On her debut, dedicated to her dad and produced by Texas jazz piano icon Brian Piper, Ms Ainsworth puts her own new twist on standards and obscurities from the ‘20’s onward. Her trademark humor is evident in the title track, an Amy Rigby-penned instant classic about a woman seducing her boyfriend into making her ex disappear, and the swinging “That’s the Kind of Guy I Dream Of (You Should See The Kind That I Get),” last heard as a 1952 Betty Hutton B-side. But it’s the ballads that bowled over critics.
Ms. Ainsworth’s retro style is untouched by the “American Idol” oversinging and studio tweaking so common to modern recording. She combines pure emotion with perfect pitch and effortless control, and has the rare ability to hold, bend and caress a note seemingly without end. Reviewers raved about her “satiny, impossibly old-fashioned voice” that calls to mind such past greats as Ella, Keely Smith and Julie London, and declared her debut “sublime,” “magic” and “a unique gem.”
But even she was stunned when her album, with little publicity or advertising, hit the JazzWeek Top Radio Airplay chart alongside Stanley Clarke and Lee Ritenour. The capper came when the respected Jazz Inside magazine devoted a rave lead review in its annual “Vocalists” issue to her. Writer Eric Harabadian gushed, "You can keep all those pop divas. The only one for me is Laura Ainsworth...(She) has beauty, brains, sophistication and comic timing that make her the total performance package.”

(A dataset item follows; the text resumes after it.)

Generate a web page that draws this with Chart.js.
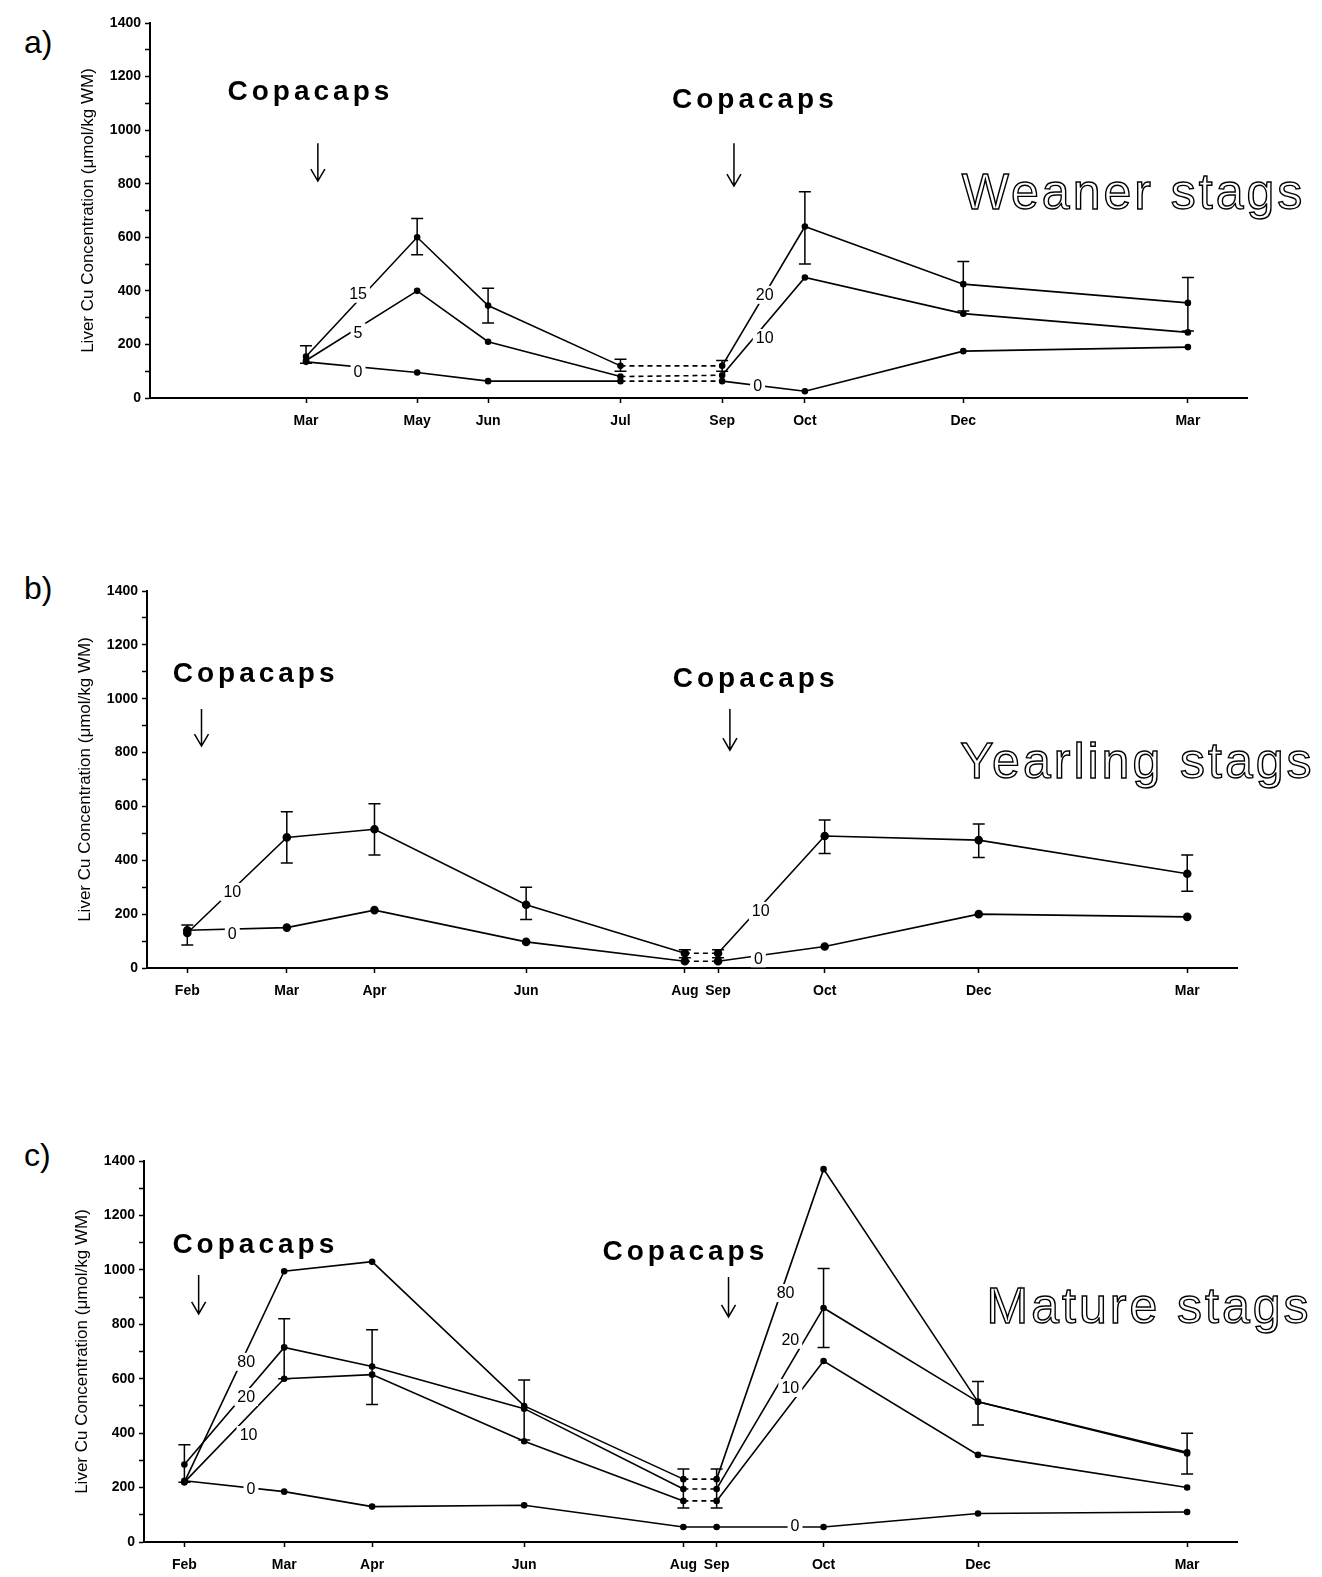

It’s all a bit overwhelming for a performer who had grown accustomed to working in the shadows. But Ms. Ainsworth is finally enjoying being in the spotlight. It’s a delightfully new experience for her just to be recognized or asked to autograph a CD.
Best of all, the success of her debut has allowed her to start recording a follow-up, “Necessary Evil,” named for her cover of an obscure Ella Fitzgerald-Louis Armstrong song. But among her usual musicological excavations, one track is brand new. It’s a clever tribute to her favorite composer, Johnny Mercer, on which she’s accompanied by a full big band composed of 20 of Dallas’ finest jazz musicians.
Ms. Ainsworth says, “I’d like to think my dad was looking down on that session and smiling. Even after rock, rap and hip-hop, the sophisticated music he loved is still alive. And I’m thrilled to help keep it growing.”